In 2001 though, we would all laugh if we would have 'caught' the devs doing something cool like this!


There's a black art to making organizations successful in spite of their best efforts.

They will, often enough, find ways to go on being successful without you, but at least you can cart your cardboard box away with a clear conscience.

Those same techniques can also be used for mischief, if you prefer.


Gross.

I hope we do shrink software companies down to the mythical "1-person unicorns" so we can be done with this madness.

I prefer the taste of small auteurs to the consensus of product orgs and their politicking. (Add to that whatever design refreshes we are faced with when the designers declare a new design language.)

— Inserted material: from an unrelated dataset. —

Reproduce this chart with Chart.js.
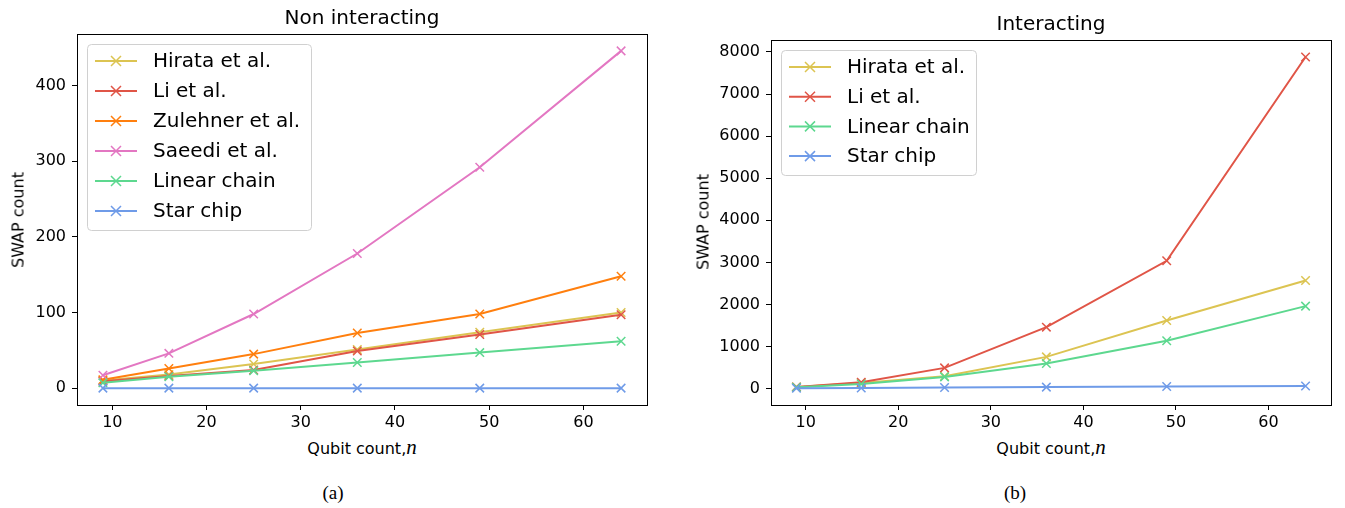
<!DOCTYPE html>
<html>
<head>
<meta charset="utf-8">
<script src="https://cdn.jsdelivr.net/npm/chart.js@4/dist/chart.umd.min.js"></script>
<style>
  body { margin: 0; background: #fff; width: 1345px; height: 508px; position: relative; overflow: hidden; font-family: "DejaVu Sans", sans-serif; color: #000; }
  .wrap { position: absolute; top: 0; height: 430px; }
  .txt { position: absolute; white-space: nowrap; transform: translate(-50%, -50%); }
  .title { font-size: 20px; }
  .axlab { font-size: 16px; }
  .ylab { font-size: 16px; transform: translate(-50%, -50%) rotate(-90deg); }
  .cap { font-family: "Liberation Serif", "DejaVu Serif", serif; font-size: 19px; }
  .math { font-family: "Liberation Serif", "DejaVu Serif", serif; font-style: italic; font-size: 21px; }
</style>
</head>
<body>
<div class="wrap" style="left:0;width:670px"><canvas id="leftChart" width="670" height="430"></canvas></div>
<div class="wrap" style="left:680px;width:665px"><canvas id="rightChart" width="665" height="430"></canvas></div>

<div class="txt title" style="left:362px;top:17px">Non interacting</div>
<div class="txt title" style="left:1051px;top:23px">Interacting</div>
<div class="txt ylab" style="left:18px;top:220px">SWAP count</div>
<div class="txt ylab" style="left:703px;top:222px">SWAP count</div>
<div class="txt axlab" style="left:362px;top:447px">Qubit count,<span class="math">n</span></div>
<div class="txt axlab" style="left:1051px;top:447px">Qubit count,<span class="math">n</span></div>
<div class="txt cap" style="left:333px;top:493px">(a)</div>
<div class="txt cap" style="left:1015px;top:493px">(b)</div>

<script>
// qubit counts on the x axis
const qubits = [9, 16, 25, 36, 49, 64];
const xTicks = [10, 20, 30, 40, 50, 60];
const leftYTicks = [0, 100, 200, 300, 400];
const rightYTicks = [0, 1000, 2000, 3000, 4000, 5000, 6000, 7000, 8000];

// (a) non interacting
const leftNames = ['Hirata et al.', 'Li et al.', 'Zulehner et al.', 'Saeedi et al.', 'Linear chain', 'Star chip'];
const hirataNon = [10, 18, 32, 51, 74, 100];
const liNon = [9, 16, 24, 49, 71, 97];
const zulehnerNon = [11, 26, 45, 73, 98, 148];
const saeediNon = [17, 46, 98, 178, 292, 446];
const linearNon = [7, 15, 23, 34, 47, 62];
const starNon = [0, 0, 0, 0, 0, 0];

// (b) interacting
const rightNames = ['Hirata et al.', 'Li et al.', 'Linear chain', 'Star chip'];
const hirataInt = [38, 135, 294, 754, 1619, 2570];
const liInt = [40, 150, 492, 1460, 3038, 7880];
const linearInt = [30, 111, 278, 595, 1135, 1960];
const starInt = [8, 15, 24, 35, 48, 63];

const colors = {
    'Hirata et al.': '#dcc452',
    'Li et al.': '#e05547',
    'Zulehner et al.': '#ff7f0e',
    'Saeedi et al.': '#e377c2',
    'Linear chain': '#5dd88f',
    'Star chip': '#6f9be8'
};

function makeDatasets(names, series) {
    return names.map((name, i) => ({
        label: name,
        data: qubits.map((q, j) => ({ x: q, y: series[i][j] })),
        borderColor: colors[name],
        backgroundColor: colors[name],
        borderWidth: 2,
        pointStyle: 'crossRot',
        pointRadius: 6,
        pointBorderWidth: 1.5,
        showLine: true,
        fill: false,
        tension: 0,
        order: names.length - i  // later series drawn on top, like matplotlib
    }));
}

// frame on all four sides + legend box inside axes
function frameAndLegend(legendBox, rowStart, rowGap) {
    return {
        id: 'frameAndLegend',
        afterDraw(chart) {
            const ctx = chart.ctx;
            const a = chart.chartArea;
            ctx.save();
            ctx.strokeStyle = '#000';
            ctx.lineWidth = 1;
            ctx.strokeRect(Math.round(a.left) + 0.5, Math.round(a.top) + 0.5, Math.round(a.right - a.left), Math.round(a.bottom - a.top));

            const b = legendBox;
            ctx.fillStyle = 'rgba(255,255,255,0.85)';
            ctx.strokeStyle = '#d0d0d0';
            ctx.beginPath();
            ctx.roundRect(b.x + 0.5, b.y + 0.5, b.w, b.h, 4);
            ctx.fill();
            ctx.stroke();

            ctx.font = '20px "DejaVu Sans"';
            ctx.textBaseline = 'middle';
            chart.data.datasets.forEach((ds, i) => {
                const y = rowStart + i * rowGap;
                const x0 = b.x + 8, x1 = b.x + 50, xm = (x0 + x1) / 2;
                ctx.strokeStyle = ds.borderColor;
                ctx.lineWidth = 2;
                ctx.beginPath();
                ctx.moveTo(x0, y); ctx.lineTo(x1, y);
                ctx.stroke();
                ctx.lineWidth = 1.5;
                ctx.beginPath();
                ctx.moveTo(xm - 5, y - 5); ctx.lineTo(xm + 5, y + 5);
                ctx.moveTo(xm - 5, y + 5); ctx.lineTo(xm + 5, y - 5);
                ctx.stroke();
                ctx.fillStyle = '#000';
                ctx.fillText(ds.label, b.x + 66, y + 1);
            });
            ctx.restore();
        }
    };
}

function renderChart(canvasId, names, series, yMin, yMax, yTicks, yWidth, pad, legendBox, rowStart, rowGap) {
    const canvas = document.getElementById(canvasId);
    const ctx = canvas.getContext('2d');
    const tickFont = { family: 'DejaVu Sans', size: 16 };
    return new Chart(ctx, {
        type: 'scatter',
        data: { datasets: makeDatasets(names, series) },
        options: {
            responsive: false,
            animation: false,
            layout: { padding: pad },
            plugins: { legend: { display: false }, tooltip: { enabled: false } },
            scales: {
                x: {
                    type: 'linear',
                    min: 6.25,
                    max: 66.75,
                    afterBuildTicks: axis => { axis.ticks = xTicks.map(v => ({ value: v })); },
                    afterFit: scale => { scale.height = 25; },
                    grid: { display: true, drawOnChartArea: false, drawTicks: true, tickLength: 5, tickColor: '#000' },
                    border: { display: true, color: '#000', width: 1 },
                    ticks: { color: '#000', font: tickFont, padding: 3, maxRotation: 0 }
                },
                y: {
                    type: 'linear',
                    min: yMin,
                    max: yMax,
                    afterBuildTicks: axis => { axis.ticks = yTicks.map(v => ({ value: v })); },
                    afterFit: scale => { scale.width = yWidth; },
                    grid: { display: true, drawOnChartArea: false, drawTicks: true, tickLength: 5, tickColor: '#000' },
                    border: { display: true, color: '#000', width: 1 },
                    ticks: { color: '#000', font: tickFont, padding: 6, callback: v => String(v) }
                }
            }
        },
        plugins: [frameAndLegend(legendBox, rowStart, rowGap)]
    });
}

renderChart('leftChart', leftNames,
    [hirataNon, liNon, zulehnerNon, saeediNon, linearNon, starNon],
    -22.3, 468.3, leftYTicks, 77,
    { top: 34, right: 23, left: 0, bottom: 0 },
    { x: 87, y: 44, w: 224, h: 186 }, 61, 30);

renderChart('rightChart', rightNames,
    [hirataInt, liInt, linearInt, starInt],
    -390, 8285, rightYTicks, 91,
    { top: 40, right: 14, left: 0, bottom: 0 },
    { x: 101, y: 50, w: 195, h: 125 }, 67, 29.7);
</script>
</body>
</html>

Meanwhile real bugs (security issues) would go unnoticed as it often happens.


>"HR P&D record"

Let HR run your engineering, go broke.


IP Lawyers are almost as good. Accountants are a dismal third place.


> Oh, and you would get a red mark on your "HR P&D record" for the 'Secure Software Policy' violation.

What a time to be alive.


Yeah, the federal government used to pay extra for versions of Win/9x with the easter eggs taken out.


Oh, so in other words, there is business value in Easter eggs.


Oh no.


That’s just how government work be, no shame.